## To be done
Give an exact transcription of every line, dropping the images.

## Provided material
((

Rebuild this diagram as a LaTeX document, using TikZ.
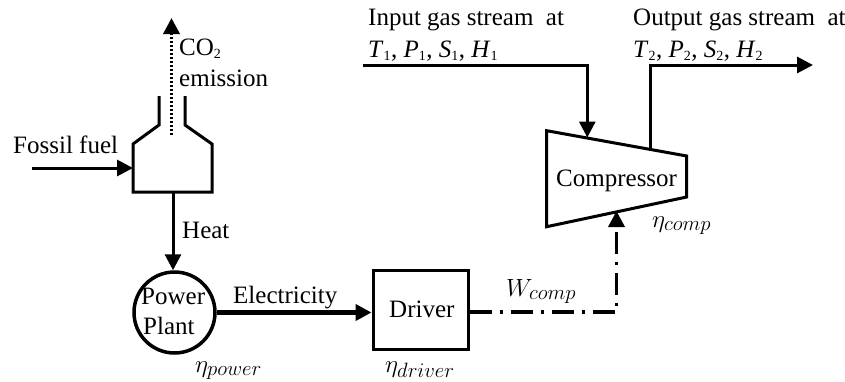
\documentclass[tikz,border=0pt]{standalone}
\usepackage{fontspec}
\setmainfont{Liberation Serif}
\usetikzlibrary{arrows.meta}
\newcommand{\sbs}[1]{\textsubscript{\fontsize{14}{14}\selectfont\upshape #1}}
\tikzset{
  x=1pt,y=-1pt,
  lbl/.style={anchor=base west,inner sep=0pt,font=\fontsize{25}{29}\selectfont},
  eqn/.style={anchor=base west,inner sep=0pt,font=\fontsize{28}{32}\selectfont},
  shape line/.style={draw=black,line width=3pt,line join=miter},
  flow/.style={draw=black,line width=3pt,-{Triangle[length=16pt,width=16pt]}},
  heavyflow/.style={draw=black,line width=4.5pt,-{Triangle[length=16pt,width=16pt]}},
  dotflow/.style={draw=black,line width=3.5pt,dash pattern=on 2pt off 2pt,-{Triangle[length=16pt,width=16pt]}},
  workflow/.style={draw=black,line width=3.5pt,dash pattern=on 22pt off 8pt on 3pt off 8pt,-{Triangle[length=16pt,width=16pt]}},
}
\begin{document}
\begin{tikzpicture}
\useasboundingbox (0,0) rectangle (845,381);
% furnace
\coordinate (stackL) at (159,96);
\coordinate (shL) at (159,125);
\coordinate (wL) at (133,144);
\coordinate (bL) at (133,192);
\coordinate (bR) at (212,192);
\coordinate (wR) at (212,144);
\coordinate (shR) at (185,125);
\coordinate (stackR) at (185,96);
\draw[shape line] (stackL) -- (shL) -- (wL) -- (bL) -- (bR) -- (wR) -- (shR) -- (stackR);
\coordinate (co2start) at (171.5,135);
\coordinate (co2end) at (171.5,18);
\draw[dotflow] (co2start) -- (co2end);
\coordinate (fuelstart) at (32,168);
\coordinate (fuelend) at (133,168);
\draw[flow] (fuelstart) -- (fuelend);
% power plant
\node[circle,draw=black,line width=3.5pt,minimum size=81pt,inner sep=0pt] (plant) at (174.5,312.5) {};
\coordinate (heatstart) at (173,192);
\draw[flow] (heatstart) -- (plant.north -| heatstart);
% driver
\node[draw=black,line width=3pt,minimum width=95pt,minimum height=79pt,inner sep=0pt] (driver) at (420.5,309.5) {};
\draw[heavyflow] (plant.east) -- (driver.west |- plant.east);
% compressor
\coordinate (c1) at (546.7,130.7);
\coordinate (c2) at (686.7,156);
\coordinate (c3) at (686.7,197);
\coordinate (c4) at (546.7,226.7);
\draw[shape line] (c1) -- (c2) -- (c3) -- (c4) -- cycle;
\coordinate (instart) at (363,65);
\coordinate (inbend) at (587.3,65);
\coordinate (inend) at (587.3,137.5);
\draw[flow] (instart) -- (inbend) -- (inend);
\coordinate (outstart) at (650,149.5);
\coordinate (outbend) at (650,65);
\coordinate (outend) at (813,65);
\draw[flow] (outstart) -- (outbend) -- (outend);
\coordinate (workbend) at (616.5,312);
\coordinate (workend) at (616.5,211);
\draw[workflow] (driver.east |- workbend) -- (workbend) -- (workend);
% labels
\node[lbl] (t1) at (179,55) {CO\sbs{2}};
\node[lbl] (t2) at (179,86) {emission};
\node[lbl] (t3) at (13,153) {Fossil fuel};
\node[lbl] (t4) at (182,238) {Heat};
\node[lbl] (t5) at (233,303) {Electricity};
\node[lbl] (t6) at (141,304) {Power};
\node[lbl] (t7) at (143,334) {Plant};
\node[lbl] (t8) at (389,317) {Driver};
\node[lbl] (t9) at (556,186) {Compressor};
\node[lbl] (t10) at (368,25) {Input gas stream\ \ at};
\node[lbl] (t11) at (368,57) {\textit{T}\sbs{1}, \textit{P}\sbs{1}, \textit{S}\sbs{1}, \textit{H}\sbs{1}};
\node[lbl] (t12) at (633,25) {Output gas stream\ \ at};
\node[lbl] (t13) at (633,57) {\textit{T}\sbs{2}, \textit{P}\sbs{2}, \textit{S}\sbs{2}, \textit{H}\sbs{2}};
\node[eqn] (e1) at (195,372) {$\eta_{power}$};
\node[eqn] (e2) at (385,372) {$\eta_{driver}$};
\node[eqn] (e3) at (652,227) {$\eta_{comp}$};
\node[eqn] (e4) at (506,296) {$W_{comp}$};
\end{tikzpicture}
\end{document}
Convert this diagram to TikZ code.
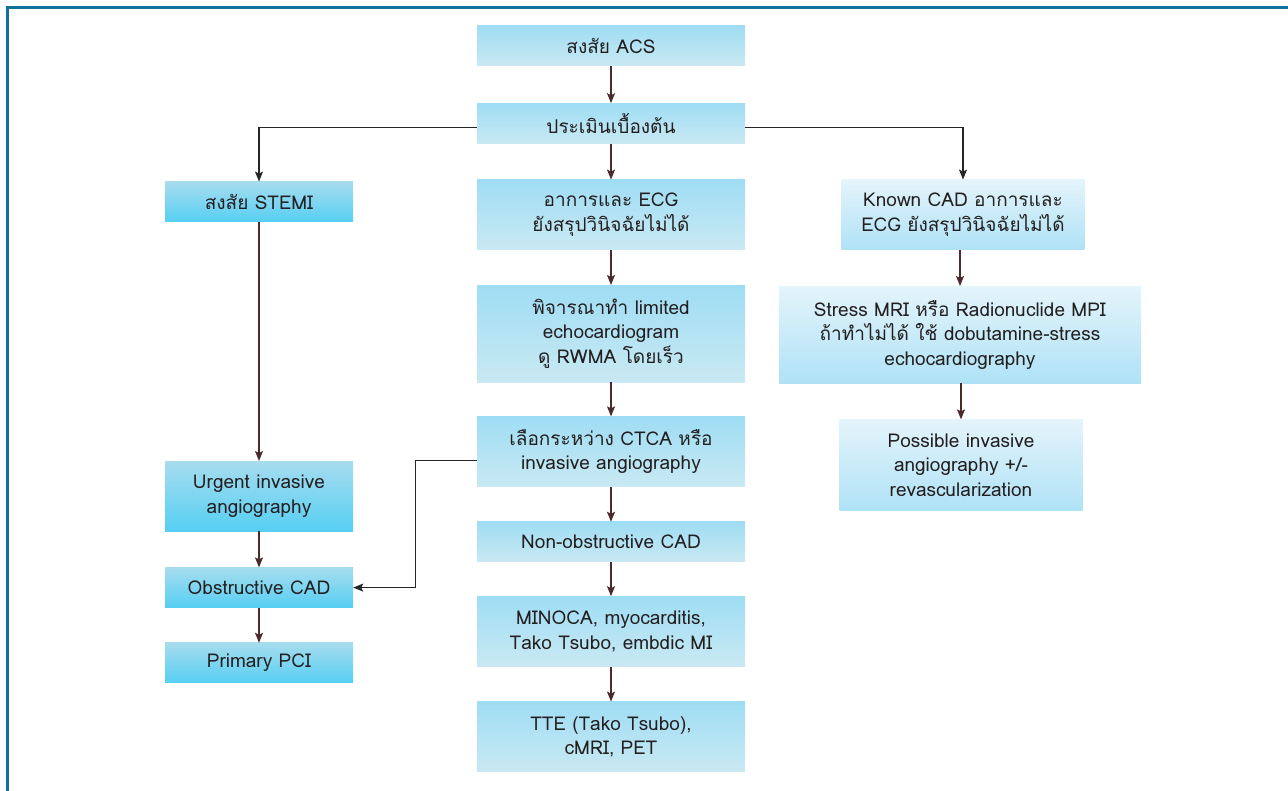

))

## The response
Rebuild this diagram as a LaTeX document, using TikZ.
\documentclass[tikz,border=0pt]{standalone}
\usepackage{fontspec}
\setmainfont{Liberation Serif}
\usetikzlibrary{arrows.meta}
\newcommand{\sbs}[1]{\textsubscript{\fontsize{14}{14}\selectfont\upshape #1}}
\tikzset{
  x=1pt,y=-1pt,
  lbl/.style={anchor=base west,inner sep=0pt,font=\fontsize{25}{29}\selectfont},
  eqn/.style={anchor=base west,inner sep=0pt,font=\fontsize{28}{32}\selectfont},
  shape line/.style={draw=black,line width=3pt,line join=miter},
  flow/.style={draw=black,line width=3pt,-{Triangle[length=16pt,width=16pt]}},
  heavyflow/.style={draw=black,line width=4.5pt,-{Triangle[length=16pt,width=16pt]}},
  dotflow/.style={draw=black,line width=3.5pt,dash pattern=on 2pt off 2pt,-{Triangle[length=16pt,width=16pt]}},
  workflow/.style={draw=black,line width=3.5pt,dash pattern=on 22pt off 8pt on 3pt off 8pt,-{Triangle[length=16pt,width=16pt]}},
}
\begin{document}
\begin{tikzpicture}
\useasboundingbox (0,0) rectangle (845,381);
% furnace
\coordinate (stackL) at (159,96);
\coordinate (shL) at (159,125);
\coordinate (wL) at (133,144);
\coordinate (bL) at (133,192);
\coordinate (bR) at (212,192);
\coordinate (wR) at (212,144);
\coordinate (shR) at (185,125);
\coordinate (stackR) at (185,96);
\draw[shape line] (stackL) -- (shL) -- (wL) -- (bL) -- (bR) -- (wR) -- (shR) -- (stackR);
\coordinate (co2start) at (171.5,135);
\coordinate (co2end) at (171.5,18);
\draw[dotflow] (co2start) -- (co2end);
\coordinate (fuelstart) at (32,168);
\coordinate (fuelend) at (133,168);
\draw[flow] (fuelstart) -- (fuelend);
% power plant
\node[circle,draw=black,line width=3.5pt,minimum size=81pt,inner sep=0pt] (plant) at (174.5,312.5) {};
\coordinate (heatstart) at (173,192);
\draw[flow] (heatstart) -- (plant.north -| heatstart);
% driver
\node[draw=black,line width=3pt,minimum width=95pt,minimum height=79pt,inner sep=0pt] (driver) at (420.5,309.5) {};
\draw[heavyflow] (plant.east) -- (driver.west |- plant.east);
% compressor
\coordinate (c1) at (546.7,130.7);
\coordinate (c2) at (686.7,156);
\coordinate (c3) at (686.7,197);
\coordinate (c4) at (546.7,226.7);
\draw[shape line] (c1) -- (c2) -- (c3) -- (c4) -- cycle;
\coordinate (instart) at (363,65);
\coordinate (inbend) at (587.3,65);
\coordinate (inend) at (587.3,137.5);
\draw[flow] (instart) -- (inbend) -- (inend);
\coordinate (outstart) at (650,149.5);
\coordinate (outbend) at (650,65);
\coordinate (outend) at (813,65);
\draw[flow] (outstart) -- (outbend) -- (outend);
\coordinate (workbend) at (616.5,312);
\coordinate (workend) at (616.5,211);
\draw[workflow] (driver.east |- workbend) -- (workbend) -- (workend);
% labels
\node[lbl] (t1) at (179,55) {CO\sbs{2}};
\node[lbl] (t2) at (179,86) {emission};
\node[lbl] (t3) at (13,153) {Fossil fuel};
\node[lbl] (t4) at (182,238) {Heat};
\node[lbl] (t5) at (233,303) {Electricity};
\node[lbl] (t6) at (141,304) {Power};
\node[lbl] (t7) at (143,334) {Plant};
\node[lbl] (t8) at (389,317) {Driver};
\node[lbl] (t9) at (556,186) {Compressor};
\node[lbl] (t10) at (368,25) {Input gas stream\ \ at};
\node[lbl] (t11) at (368,57) {\textit{T}\sbs{1}, \textit{P}\sbs{1}, \textit{S}\sbs{1}, \textit{H}\sbs{1}};
\node[lbl] (t12) at (633,25) {Output gas stream\ \ at};
\node[lbl] (t13) at (633,57) {\textit{T}\sbs{2}, \textit{P}\sbs{2}, \textit{S}\sbs{2}, \textit{H}\sbs{2}};
\node[eqn] (e1) at (195,372) {$\eta_{power}$};
\node[eqn] (e2) at (385,372) {$\eta_{driver}$};
\node[eqn] (e3) at (652,227) {$\eta_{comp}$};
\node[eqn] (e4) at (506,296) {$W_{comp}$};
\end{tikzpicture}
\end{document}
Convert this diagram to TikZ code.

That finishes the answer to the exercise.